French became a means of written communications and thesises in academic spheres. The first grammars of French were published.

Royal edicts concerning the promotion of French in legal proceedings cumulated in the Ordonnances de Villers-Cotterêt in 1539, wherein it was declared all court proceedings and deeds were to be written in French.

Early Modern French failed to make substantial inroads in the South and the vast majority of citizens continued to speak langue d'oc. A minimal percentage of these residents were literate.

In the early 1500's, the Italian language had a strong influence on French and contributed Italianisms. These were rejected later in this era.

Latin continued to have a strong hold on grammarians who were attempting to give French stability and rules. Spelling reforms based on phonology were proposed but were not successful.

The cedilla, apostrophe and "é" were incorporated.

Classical Modern French (c1600 – c1700)

French was controlled and codified during this era, resulting in complex rules. The Acadèmie Francaise was established in 1635 with the goal of clarifying French.

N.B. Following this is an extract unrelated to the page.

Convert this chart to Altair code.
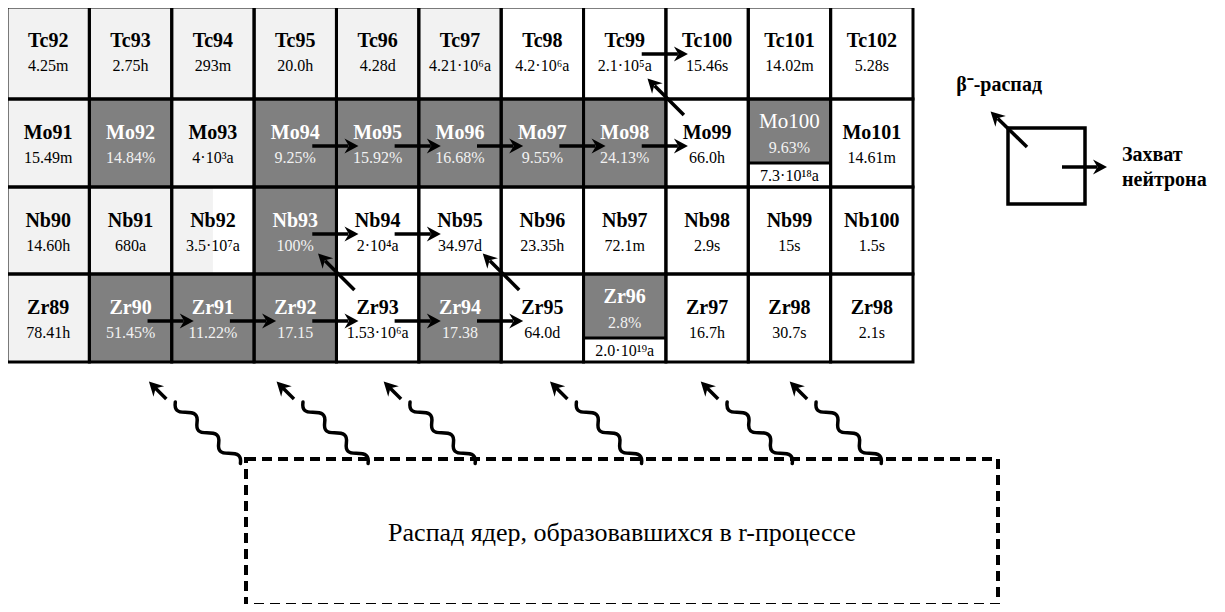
import math
import altair as alt
import pandas as pd

# ---------------- data ----------------
tc_labels = ["Tc92", "Tc93", "Tc94", "Tc95", "Tc96", "Tc97", "Tc98", "Tc99", "Tc100", "Tc101", "Tc102"]
tc_values = ["4.25m", "2.75h", "293m", "20.0h", "4.28d", "4.21·10⁶a", "4.2·10⁶a", "2.1·10⁵a", "15.46s", "14.02m", "5.28s"]
tc_kinds = ["L", "L", "L", "L", "L", "L", "W", "W", "W", "W", "W"]

mo_labels = ["Mo91", "Mo92", "Mo93", "Mo94", "Mo95", "Mo96", "Mo97", "Mo98", "Mo99", "Mo100", "Mo101"]
mo_values = ["15.49m", "14.84%", "4·10³a", "9.25%", "15.92%", "16.68%", "9.55%", "24.13%", "66.0h", "9.63%", "14.61m"]
mo_kinds = ["L", "D", "L", "D", "D", "D", "D", "D", "W", "S", "W"]

nb_labels = ["Nb90", "Nb91", "Nb92", "Nb93", "Nb94", "Nb95", "Nb96", "Nb97", "Nb98", "Nb99", "Nb100"]
nb_values = ["14.60h", "680a", "3.5·10⁷a", "100%", "2·10⁴a", "34.97d", "23.35h", "72.1m", "2.9s", "15s", "1.5s"]
nb_kinds = ["L", "L", "H", "D", "W", "W", "W", "W", "W", "W", "W"]

zr_labels = ["Zr89", "Zr90", "Zr91", "Zr92", "Zr93", "Zr94", "Zr95", "Zr96", "Zr97", "Zr98", "Zr98"]
zr_values = ["78.41h", "51.45%", "11.22%", "17.15", "1.53·10⁶a", "17.38", "64.0d", "2.8%", "16.7h", "30.7s", "2.1s"]
zr_kinds = ["L", "D", "D", "D", "W", "D", "W", "S", "W", "W", "W"]

split_labels = ["Mo100", "Zr96"]
split_lifetimes = ["7.3·10¹⁸a", "2.0·10¹⁹a"]
thin_labels = ["Mo100"]

capture_from = ["Tc99", "Mo94", "Mo95", "Mo96", "Mo97", "Mo98", "Nb93", "Nb94",
                "Zr90", "Zr91", "Zr92", "Zr93", "Zr94"]
beta_from = ["Mo99", "Zr93", "Zr95"]

legend_beta = "β⁻-распад"
legend_capture = ["Захват", "нейтрона"]
box_text = "Распад ядер, образовавшихся в r-процессе"

# ---------------- layout ----------------
FONT = "Liberation Serif, Times New Roman, Times, serif"
LIGHT = "#f2f2f2"
DARK = "#808080"
GRID_L, GRID_R = 7, 913
COL_W = (GRID_R - GRID_L) / 11
ROW_EDGES = [7, 99, 187, 274, 362]
SPLIT_OFF = 64
decay_arrow_cols = [1.74, 3.29, 4.59, 6.61, 8.44, 9.52]
DECAY_TIP_Y = 383
BOX = dict(x=246, x2=998, y=459, y2=605)
LEG_BOX = dict(x=1008, x2=1085, y=128, y2=204)
W, H = 1209, 596


def left(c):
    return GRID_L + c * COL_W


rows = [(tc_labels, tc_values, tc_kinds), (mo_labels, mo_values, mo_kinds),
        (nb_labels, nb_values, nb_kinds), (zr_labels, zr_values, zr_kinds)]

pos = {}
fills, borders, splits = [], [], []
bold_t, norm_t = [], []
for r, (labels, values, kinds) in enumerate(rows):
    y1, y2 = ROW_EDGES[r], ROW_EDGES[r + 1]
    for c, (lab, val, k) in enumerate(zip(labels, values, kinds)):
        pos.setdefault(lab, (r, c))
        x1, x2 = left(c), left(c + 1)
        cx = (x1 + x2) / 2
        base = {"L": LIGHT, "D": DARK}.get(k, "white")
        fills.append(dict(x=x1, x2=x2, y=y1, y2=y2, fill=base))
        if k == "H":
            fills.append(dict(x=x1, x2=x1 + 0.5 * COL_W, y=y1, y2=y2, fill=LIGHT))
        if k == "S":
            fills.append(dict(x=x1, x2=x2, y=y1, y2=y1 + SPLIT_OFF, fill=DARK))
            splits.append(dict(x=x1, x2=x2, y=y1 + SPLIT_OFF))
        borders.append(dict(x=x1, x2=x2, y=y1, y2=y2))
        dark = k in ("D", "S")
        lc = "#ffffff" if dark else "black"
        vc = "#f2f2f2" if dark else "black"
        if k == "S":
            ly, vy = y1 + 23, y1 + 49
            life = split_lifetimes[split_labels.index(lab)]
            norm_t.append(dict(x=cx, y=y1 + 77, text=life, size=16, color="black"))
        else:
            ly, vy = y1 + 34, y1 + 59
        if lab in thin_labels:
            norm_t.append(dict(x=cx, y=ly, text=lab, size=21, color=lc))
        else:
            bold_t.append(dict(x=cx, y=ly, text=lab, size=20, color=lc))
        norm_t.append(dict(x=cx, y=vy, text=val, size=16, color=vc))

# arrows: shafts (rules) + heads (points)
shafts, heads = [], []


def add_arrow(x0, y0, x1, y1, back=8):
    dx, dy = x1 - x0, y1 - y0
    L = math.hypot(dx, dy)
    ux, uy = dx / L, dy / L
    shafts.append(dict(x=x0, y=y0, x2=x1 - back * ux, y2=y1 - back * uy))
    heads.append(dict(x=x1, y=y1, angle=math.degrees(math.atan2(dy, dx)) % 360))


for lab in capture_from:
    r, c = pos[lab]
    y = ROW_EDGES[r] + 47
    add_arrow(left(c) + COL_W / 2 + 17, y, left(c + 1) + 20, y)

for lab in beta_from:
    r, c = pos[lab]
    top = ROW_EDGES[r]
    add_arrow(left(c) + 18, top + 16, left(c) - 17, top - 19)

# legend arrows
add_arrow(LEG_BOX["x"] + 19, LEG_BOX["y"] + 19, LEG_BOX["x"] - 16, LEG_BOX["y"] - 15)
add_arrow(LEG_BOX["x"] + 54, LEG_BOX["y"] + 39, LEG_BOX["x2"] + 20, LEG_BOX["y"] + 39)

# decay (wavy) arrows
waves = []
for cpos in decay_arrow_cols:
    tx = left(cpos)
    add_arrow(tx + 16, DECAY_TIP_Y + 16, tx, DECAY_TIP_Y, back=7)
    waves.append(dict(x=tx + 25, y=DECAY_TIP_Y + 19))

leg_beta_t = [dict(x=1042, y=85, text=legend_beta, size=20)]
leg_cap_t = [dict(x=1122, y=155, text=legend_capture[0], size=20),
             dict(x=1122, y=180, text=legend_capture[1], size=20)]
norm_t.append(dict(x=(BOX["x"] + BOX["x2"]) / 2, y=533, text=box_text, size=26, color="black"))


def wave_path(steps=3, a=21.7, b=20.5):
    d = "M0,0"
    for k in range(steps):
        x, y = k * a, k * b
        d += f" C{x - 0.05 * a:.2f},{y + 0.4 * b:.2f} {x + 0.1 * a:.2f},{y + 0.5 * b:.2f} {x + 0.45 * a:.2f},{y + 0.5 * b:.2f}"
        d += f" C{x + 0.9 * a:.2f},{y + 0.5 * b:.2f} {x + 1.05 * a:.2f},{y + 0.6 * b:.2f} {x + a:.2f},{y + b:.2f}"
    return d


HEAD = "M2,0 L-12,-7.5 L-7.5,0 L-12,7.5 Z"

# ---------------- chart ----------------
xs = alt.Scale(domain=[8, 8 + W], nice=False, zero=False)
ys = alt.Scale(domain=[8, 8 + H], nice=False, zero=False, reverse=True)
X = alt.X("x:Q", scale=xs, axis=None)
Y = alt.Y("y:Q", scale=ys, axis=None)

fill_layer = alt.Chart(pd.DataFrame(fills)).mark_rect(strokeWidth=0).encode(
    x=X, x2="x2:Q", y=Y, y2="y2:Q", color=alt.Color("fill:N", scale=None))

border_layer = alt.Chart(pd.DataFrame(borders)).mark_rect(
    fillOpacity=0, stroke="black", strokeWidth=3).encode(x=X, x2="x2:Q", y=Y, y2="y2:Q")

split_layer = alt.Chart(pd.DataFrame(splits)).mark_rule(
    color="black", strokeWidth=3).encode(x=X, x2="x2:Q", y=Y)

bold_cells = alt.Chart(pd.DataFrame(bold_t)).mark_text(
    font=FONT, fontWeight="bold", baseline="middle", align="center").encode(
    x=X, y=Y, text="text:N", size=alt.Size("size:Q", scale=None), color=alt.Color("color:N", scale=None))

norm_layer = alt.Chart(pd.DataFrame(norm_t)).mark_text(
    font=FONT, baseline="middle", align="center").encode(
    x=X, y=Y, text="text:N", size=alt.Size("size:Q", scale=None), color=alt.Color("color:N", scale=None))

legend_beta_layer = alt.Chart(pd.DataFrame(leg_beta_t)).mark_text(
    font=FONT, fontWeight="bold", baseline="middle", align="right", color="black").encode(
    x=X, y=Y, text="text:N", size=alt.Size("size:Q", scale=None))

legend_cap_layer = alt.Chart(pd.DataFrame(leg_cap_t)).mark_text(
    font=FONT, fontWeight="bold", baseline="middle", align="left", color="black").encode(
    x=X, y=Y, text="text:N", size=alt.Size("size:Q", scale=None))

leg_box = alt.Chart(pd.DataFrame([LEG_BOX])).mark_rect(
    fill="white", stroke="black", strokeWidth=3.5).encode(x=X, x2="x2:Q", y=Y, y2="y2:Q")

dash_box = alt.Chart(pd.DataFrame([BOX])).mark_rect(
    fillOpacity=0, stroke="black", strokeWidth=4, strokeDash=[10, 6]).encode(
    x=X, x2="x2:Q", y=Y, y2="y2:Q")

shaft_layer = alt.Chart(pd.DataFrame(shafts)).mark_rule(
    color="black", strokeWidth=3.5).encode(x=X, y=Y, x2="x2:Q", y2="y2:Q")

head_layer = alt.Chart(pd.DataFrame(heads)).mark_point(
    shape=HEAD, size=4, filled=True, color="black", opacity=1, strokeWidth=0).encode(
    x=X, y=Y, angle=alt.Angle("angle:Q", scale=None))

wave_layer = alt.Chart(pd.DataFrame(waves)).mark_point(
    shape=wave_path(), size=4, filled=False, color="black", opacity=1,
    strokeWidth=3.5, strokeCap="round").encode(x=X, y=Y)

chart = alt.layer(
    fill_layer, border_layer, split_layer, bold_cells, norm_layer,
    leg_box, legend_beta_layer, legend_cap_layer, dash_box,
    wave_layer, shaft_layer, head_layer,
).properties(
    width=W, height=H, padding=0, autosize=alt.AutoSizeParams(type="none"),
    background="white",
).configure_view(stroke=None)

chart.save("out.html", embed_options={"renderer": "svg", "actions": False})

The "h" was no longer pronounced and some final consonants were restored. The Subject-Verb-Complement word order became standard.

French became the usual language of upper classes in the North. Meanwhile, in the South, French was becoming more common in towns.

French was adopted in international treaties in 1714. The French language spread to North America, the West Indies, India and Africa through colonization.

Classical and neoclassical French spellings and the reform conducted by the Acadèmie would have far-reaching effects. Modern French remains structurally in the same form to this date.

Contemporary Modern French (c1800 to present)

French experienced yet another unification program under the Revolutionaries. Abbé Grégoire, commissioned by the Revolutionaries, presented his findings in 1794 that 6 million people were unable to speak French and millions of others spoke it incorrectly. Linguistic unification became a priority.

Modern spoken French has evolved to accommodate new needs, however, written French remains substantially as established in the Classical Modern French Era.

Standard French is spoken as a first language by approximately 100 million people and as a second language by 200 million people. Dialects have been lost and are spoken now only in rural areas. Select major dialects are now offered in curriculum.

A spelling reform of 1990 changed the spelling of approximately 2,000 words and some grammar rules, but these have not yet been incorporated although the current Larousse and Le Petit Robert have mostly adopted them.